The night sky has captured our collective imaginations since we humans first gazed into the velvet blue expanse. We found both our humanity and our gods among the heavenly bodies.
It’s likely that those earliest appreciations were purely utilitarian in nature. We valued the full moon for its pale luminosity allowing us diurnal animals a glimpse into the lives of the nocturnal, and we marked time by its 29.5-day cycle of birth and death. The sparkling stars served as our celestial guideposts, too, marking the shift of seasons and steering our steps from home to wherever and back again.

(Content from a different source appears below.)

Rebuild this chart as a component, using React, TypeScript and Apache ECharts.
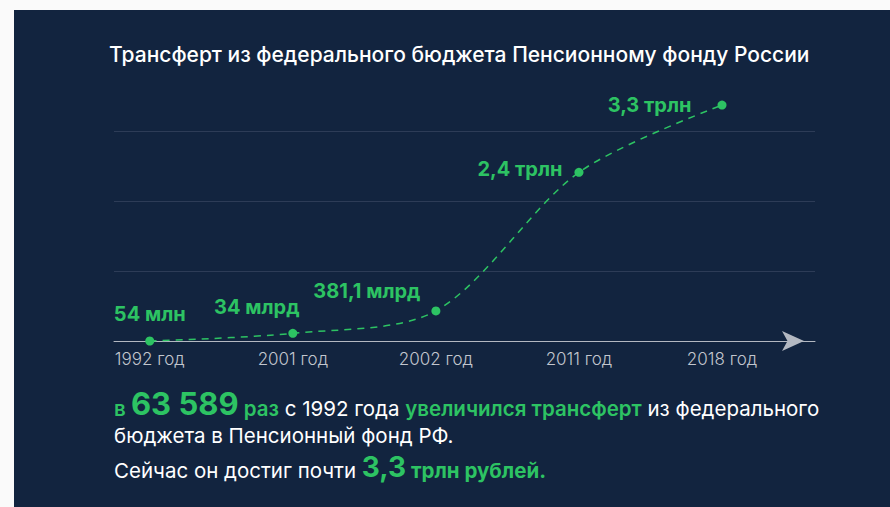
import React, { useEffect, useRef } from 'react';
import * as echarts from 'echarts';

// ---- data ----
const years = ['1992 год', '2001 год', '2002 год', '2011 год', '2018 год'];
// plotted heights, trillion roubles (as drawn in the picture)
const values = [0.0001, 0.11, 0.43, 2.41, 3.37];
const valueLabels = ['54 млн', '34 млрд', '381,1 млрд', '2,4 трлн', '3,3 трлн'];
const yTicks = [0, 1, 2, 3];

const titleText = 'Трансферт из федерального бюджета Пенсионному фонду России';

const GREEN = '#2dc363';
const BG = '#12243f';
const FONT = 'Inter, "Noto Sans", sans-serif';

// label placement for each point (style, not data)
const labelPlacement: any[] = [
  { position: 'top', distance: 12, offset: [0, 0] },
  { position: 'top', distance: 12, offset: [-36, 0] },
  { position: 'top', distance: 5, offset: [-69, 0] },
  { position: 'left', distance: 12, offset: [0, -3] },
  { position: 'left', distance: 26, offset: [0, 0] },
];

export default function App() {
  const ref = useRef<HTMLDivElement>(null);

  useEffect(() => {
    if (!ref.current) return;
    const chart = echarts.init(ref.current, undefined, { renderer: 'svg' });

    const rich1 = {
      g: { fill: GREEN, fontSize: 20.5, fontWeight: 600, fontFamily: FONT, verticalAlign: 'bottom', lineHeight: 24 },
      big: { fill: GREEN, fontSize: 31, fontWeight: 'bold', fontFamily: FONT, verticalAlign: 'bottom', lineHeight: 24 },
      w: { fill: '#ffffff', fontSize: 20.5, fontWeight: 400, fontFamily: FONT, verticalAlign: 'bottom', lineHeight: 24 },
    };
    const rich3 = {
      g: { fill: GREEN, fontSize: 20.5, fontWeight: 'bold', fontFamily: FONT, verticalAlign: 'bottom', lineHeight: 24 },
      big: { fill: GREEN, fontSize: 28, fontWeight: 'bold', fontFamily: FONT, verticalAlign: 'bottom', lineHeight: 24 },
      w: { fill: '#ffffff', fontSize: 20.5, fontWeight: 400, fontFamily: FONT, verticalAlign: 'bottom', lineHeight: 24 },
    };

    const option: any = {
      animation: false,
      backgroundColor: 'transparent',
      title: {
        text: titleText,
        left: 104,
        top: 39,
        textStyle: { color: '#ffffff', fontSize: 21, fontWeight: 500, fontFamily: FONT },
      },
      grid: { left: 114, right: 890 - 815, top: 131, bottom: 507 - 341, containLabel: false },
      xAxis: {
        type: 'value',
        min: -0.25,
        max: 4.65,
        interval: 0.05,
        axisLine: {
          show: true,
          lineStyle: { color: '#b3b8c1', width: 1 },
          symbol: ['none', 'arrow'],
          symbolSize: [15, 22],
          symbolOffset: [0, -11],
        },
        axisTick: { show: false },
        splitLine: { show: false },
        axisLabel: {
          color: '#c2c6ce',
          fontSize: 17,
          fontWeight: 300,
          fontFamily: FONT,
          margin: 9,
          formatter: (v: number) => {
            const r = Math.round(v);
            return Math.abs(v - r) < 1e-6 && r >= 0 && r < years.length ? years[r] : '';
          },
        },
      },
      yAxis: {
        type: 'value',
        min: yTicks[0],
        max: yTicks[yTicks.length - 1],
        interval: 1,
        axisLine: { show: false },
        axisTick: { show: false },
        axisLabel: { show: false },
        splitLine: { lineStyle: { color: '#2d3c57', width: 1 } },
      },
      series: [
        {
          type: 'line',
          clip: false,
          smooth: 0.3,
          symbol: 'circle',
          symbolSize: 9,
          itemStyle: { color: GREEN },
          lineStyle: { color: GREEN, width: 1.5, type: [7, 6] },
          label: {
            show: true,
            color: GREEN,
            fontSize: 20,
            fontWeight: 'bold',
            fontFamily: FONT,
            formatter: (p: any) => valueLabels[p.dataIndex],
          },
          data: values.map((v, i) => ({ value: [i, v], label: labelPlacement[i] })),
          z: 5,
        },
      ],
      graphic: [
        {
          type: 'rect',
          z: -10,
          silent: true,
          shape: { x: 14, y: 10, width: 890 - 14, height: 507 - 10 },
          style: { fill: BG },
        },
        {
          type: 'text',
          x: 114,
          y: 407,
          style: {
            text:
              '{g|в }{big|63 589}{g| раз}{w| с 1992 года }{g|увеличился трансферт}{w| из федерального}',
            verticalAlign: 'middle',
            rich: rich1,
          },
        },
        {
          type: 'text',
          x: 114,
          y: 435,
          style: {
            text: 'бюджета в Пенсионный фонд РФ.',
            fill: '#ffffff',
            fontSize: 20.5,
            fontFamily: FONT,
            verticalAlign: 'middle',
          },
        },
        {
          type: 'text',
          x: 114,
          y: 469,
          style: {
            text: '{w|Сейчас он достиг почти }{big|3,3}{g| трлн рублей.}',
            verticalAlign: 'middle',
            rich: rich3,
          },
        },
      ],
    };

    chart.setOption(option);
    return () => chart.dispose();
  }, []);

  return (
    <div style={{ position: 'fixed', left: 0, top: 0, width: 890, height: 507, background: '#fafafa' }}>
      <div ref={ref} style={{ width: 890, height: 507 }} />
    </div>
  );
}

There’s no way to know for sure about the emotions those viewings summoned forth. Perhaps they brought a comforting sense of place and order to our lives. Maybe the periodic drama of meteors streaking through Earth’s atmosphere or the somewhat ominous slow-motion trek of comets that might appear only once in a lifetime reaffirmed an already acute sense of uncertainty and precarious existence.
Though knowledge of what lies outside our planet’s thin, life-giving membrane has grown far beyond anything our distant ancestors could comprehend, that ancient mystery and magic is still very much alive.

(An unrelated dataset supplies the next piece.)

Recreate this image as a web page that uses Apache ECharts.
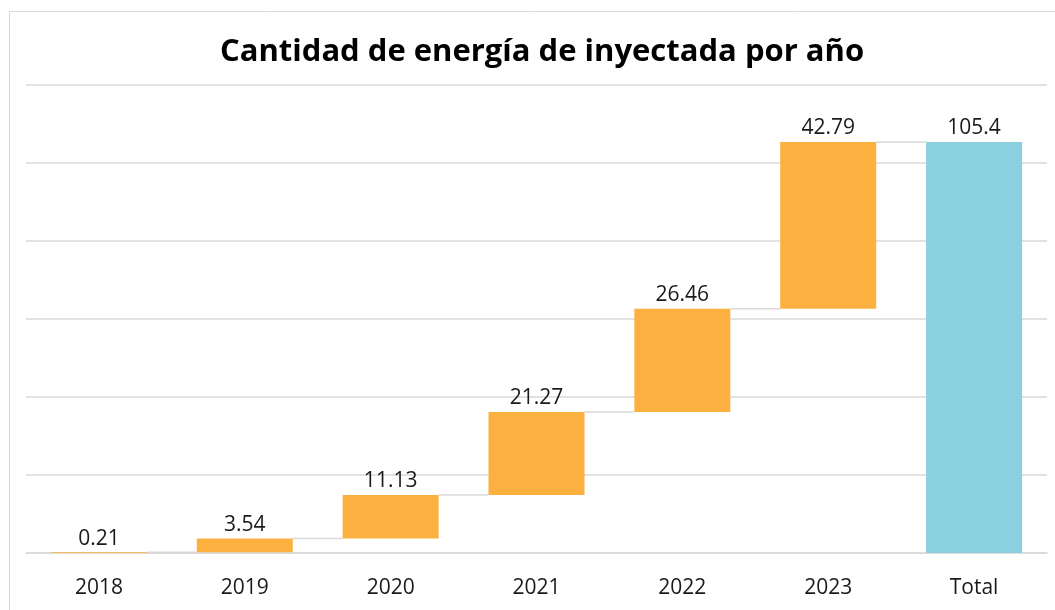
<!DOCTYPE html>
<html>
<head>
<meta charset="utf-8">
<title>Cantidad de energía de inyectada por año</title>
<script src="https://cdn.jsdelivr.net/npm/echarts@6/dist/echarts.min.js"></script>
<style>
  html, body { margin: 0; padding: 0; background: #fff; }
  #chart { width: 1055px; height: 610px; }
</style>
</head>
<body>
<div id="chart"></div>
<script>
const categories = ['2018', '2019', '2020', '2021', '2022', '2023', 'Total']
const yearValues = [0.21, 3.54, 11.13, 21.27, 26.46, 42.79]
const totalValue = 105.4

const fontFamily = '"Open Sans", "Noto Sans", sans-serif'
const barWidth = 96

// running sum: where each year's bar starts, and where it ends
const bases = []
const tops = []
let running = 0
yearValues.forEach((v) => {
  bases.push(running)
  running += v
  tops.push(running)
})

const baseData = bases.concat([0])
const valueData = yearValues.concat([{ value: totalValue, itemStyle: { color: '#8BD0DF' } }])
const connectorData = tops.map((t, i) => [i, t])

const chart = echarts.init(document.getElementById('chart'))

chart.setOption({
  animation: false,
  title: {
    text: 'Cantidad de energía de inyectada por año',
    left: 215,
    top: 32,
    textStyle: {
      fontFamily,
      fontWeight: 'bold',
      fontSize: 31,
      color: '#000'
    }
  },
  graphic: [
    {
      type: 'rect',
      shape: { x: 9.5, y: 11.5, width: 1100, height: 700 },
      style: { fill: 'none', stroke: '#d9d9d9', lineWidth: 1 },
      silent: true
    }
  ],
  grid: {
    left: 26,
    right: 8,
    top: 85,
    bottom: 57
  },
  xAxis: {
    type: 'category',
    data: categories,
    axisTick: { show: false },
    axisLine: { lineStyle: { color: '#d9d9d9', width: 1.5 } },
    axisLabel: {
      margin: 25,
      fontFamily,
      fontSize: 21,
      color: '#1a1a1a'
    }
  },
  yAxis: {
    type: 'value',
    min: 0,
    max: 120,
    interval: 20,
    axisLabel: { show: false },
    axisLine: { show: false },
    axisTick: { show: false },
    splitLine: { lineStyle: { color: '#d9d9d9', width: 1.5 } }
  },
  series: [
    {
      type: 'bar',
      stack: 'w',
      barWidth,
      data: baseData,
      itemStyle: { color: 'transparent' },
      silent: true
    },
    {
      type: 'bar',
      stack: 'w',
      barWidth,
      data: valueData,
      itemStyle: { color: '#FBB040' },
      label: {
        show: true,
        position: 'top',
        distance: 3,
        fontFamily,
        fontSize: 21,
        color: '#1a1a1a'
      }
    },
    {
      type: 'custom',
      data: connectorData,
      z: 1,
      renderItem(params, api) {
        const pt = api.coord([api.value(0), api.value(1)])
        const band = api.size([1, 0])[0]
        const half = barWidth / 2
        return {
          type: 'line',
          shape: {
            x1: pt[0] + half,
            y1: pt[1],
            x2: pt[0] + band - half,
            y2: pt[1]
          },
          style: { stroke: '#d9d9d9', lineWidth: 1.5 }
        }
      }
    }
  ]
})
</script>
</body>
</html>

In this issue you can read about Dr. Clay Sherrod, atop Petit Jean Mountain, who continues to demonstrate and act upon our fascination with what’s out there. He’s been doing it for 50 years now. But maybe even more impressive is that Dr. Clay, as he’s known, doesn’t focus on only the pinhole perspective of a telescope while trying to unravel mysteries of space. Instead, his is a holistic view. He realizes the need for an intricate layering of all sciences in pursuit of understanding our world and universe.
We are the product of exploding supernovas and hungry blackholes, of the very energy and matter formed when the universe first came to be, and nothing stirs the existential questions more than the dark stillness of a clear night sky. I ponder the enormity of it all as light from the Andromeda Galaxy reaches my eyes after traveling through space for 2.5 million years. I think on the delicate balance that enables our existence as I behold the gossamer ribbon of our own Milky Way. And even more than the wonder, I feel a profound sense of belonging. It is as Neil DeGrasse Tyson says: “We are stardust brought to life, then empowered by the universe to figure itself out.”